The pmem_is_pmem() function returns true only if the entire range [addr, addr+len) consists of persistent memory. A true return from pmem_is_pmem() means it is safe to use pmem_persist(3) and the related functions to make changes durable for that memory range. See also Caveats.
On success, pmem_map_file() returns a pointer to the memory-mapped region and sets *mapped_lenp and *is_pmemp if they are not NULL. On error, it returns NULL, sets errno appropriately, and does not modify *mapped_lenp or *is_pmemp.
On success, pmem_unmap() returns 0. On error, it returns -1 and sets errno appropriately.

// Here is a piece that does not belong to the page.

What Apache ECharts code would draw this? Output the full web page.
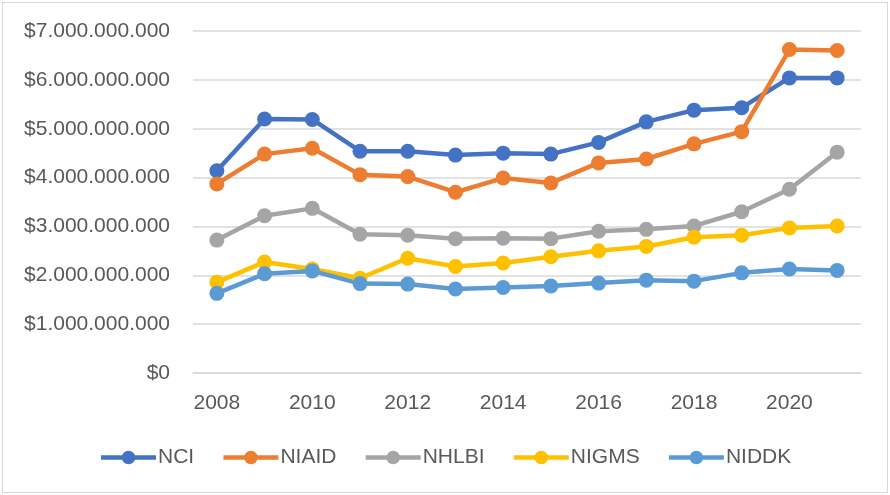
<!DOCTYPE html>
<html><head><meta charset="utf-8">
<script src="https://cdn.jsdelivr.net/npm/echarts@6/dist/echarts.min.js"></script>
<style>
html,body{margin:0;padding:0;background:#fff;}
#frame{position:absolute;left:2px;top:2px;width:884px;height:489px;border:1px solid #d9d9d9;}
#c{position:absolute;left:0;top:0;width:890px;height:495px;}
</style></head>
<body><div id="frame"></div><div id="c"></div>
<script>
const years = ['2008','2009','2010','2011','2012','2013','2014','2015','2016','2017','2018','2019','2020','2021'];
const NCI   = [4.14,5.20,5.19,4.54,4.54,4.46,4.50,4.48,4.72,5.14,5.38,5.43,6.04,6.04];
const NIAID = [3.87,4.48,4.60,4.06,4.02,3.70,3.99,3.89,4.30,4.38,4.69,4.94,6.62,6.60];
const NHLBI = [2.72,3.22,3.37,2.84,2.82,2.75,2.76,2.75,2.90,2.94,3.01,3.30,3.76,4.52];
const NIGMS = [1.86,2.27,2.13,1.94,2.35,2.18,2.25,2.38,2.50,2.59,2.78,2.82,2.97,3.01];
const NIDDK = [1.63,2.03,2.09,1.83,1.82,1.72,1.75,1.78,1.84,1.90,1.88,2.05,2.13,2.10];
const seriesNames = ['NCI','NIAID','NHLBI','NIGMS','NIDDK'];
const seriesData = [NCI,NIAID,NHLBI,NIGMS,NIDDK];
const colors = ['#4472C4','#ED7D31','#A5A5A5','#FFC000','#5B9BD5'];

function fmt(v){
  const s = Math.round(v).toString();
  return '$' + s.replace(/\B(?=(\d{3})+(?!\d))/g,'.');
}
const chart = echarts.init(document.getElementById('c'));
chart.setOption({
  animation:false,
  color:colors,
  textStyle:{fontFamily:'Liberation Sans'},
  grid:{left:193,right:29,top:31,bottom:122},
  legend:{
    bottom:22,left:'center',itemWidth:55,itemHeight:17,itemGap:27,
    lineStyle:{width:4.5},
    textStyle:{fontSize:21,color:'#595959',fontFamily:'Liberation Sans',padding:[0,0,0,-3]},
    data:seriesNames.map((n,i)=>({name:n,lineStyle:{width:4.5,color:colors[i]},itemStyle:{color:colors[i]}}))
  },
  xAxis:{
    type:'category',data:years,boundaryGap:true,
    axisLine:{show:true,lineStyle:{color:'#d9d9d9',width:1.5}},
    axisTick:{show:false},
    axisLabel:{interval:1,fontSize:21,color:'#595959',margin:20}
  },
  yAxis:{
    type:'value',min:0,max:7000000000,interval:1000000000,
    axisLine:{show:false},axisTick:{show:false},
    splitLine:{lineStyle:{color:'#d9d9d9',width:1.5}},
    axisLabel:{fontSize:21,color:'#595959',margin:23,formatter:fmt}
  },
  series:seriesNames.map((n,i)=>({
    name:n,type:'line',
    data:seriesData[i].map(v=>v*1e9),
    symbol:'circle',symbolSize:15,
    lineStyle:{width:4.5,color:colors[i]},
    itemStyle:{color:colors[i]}
  }))
});
</script></body></html>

On Linux, pmem_is_pmem() returns true only if the entire range is mapped directly from Device DAX (/dev/daxX.Y) without an intervening file system. In the future, as file systems become available that support flushing with pmem_persist(3), pmem_is_pmem() will return true as appropriate.
The result of pmem_is_pmem() query is only valid for the mappings created using pmem_map_file(). For other memory regions, in particular those created by a direct call to mmap(2), pmem_is_pmem() always returns false, even if the queried range is entirely persistent memory.
Not all file systems support posix_fallocate(3). pmem_map_file() will fail if PMEM_FILE_CREATE is specified without PMEM_FILE_SPARSE and the underlying file system does not support posix_fallocate(3).
creat(2), ftruncate(2), mmap(2), msync(2), munmap(2), open(2), pmem_persist(3), posix_fallocate(3), libpmem(7) and <https://pmem.io>
libpmem(7), libpmemblk(7), libpmemlog(7), pmem_flush(3), pmem_memmove_persist(3), pmemobj_open(3).
The man pages pmem_map_file(3) and pmem_unmap(3) are aliases of pmem_is_pmem(3).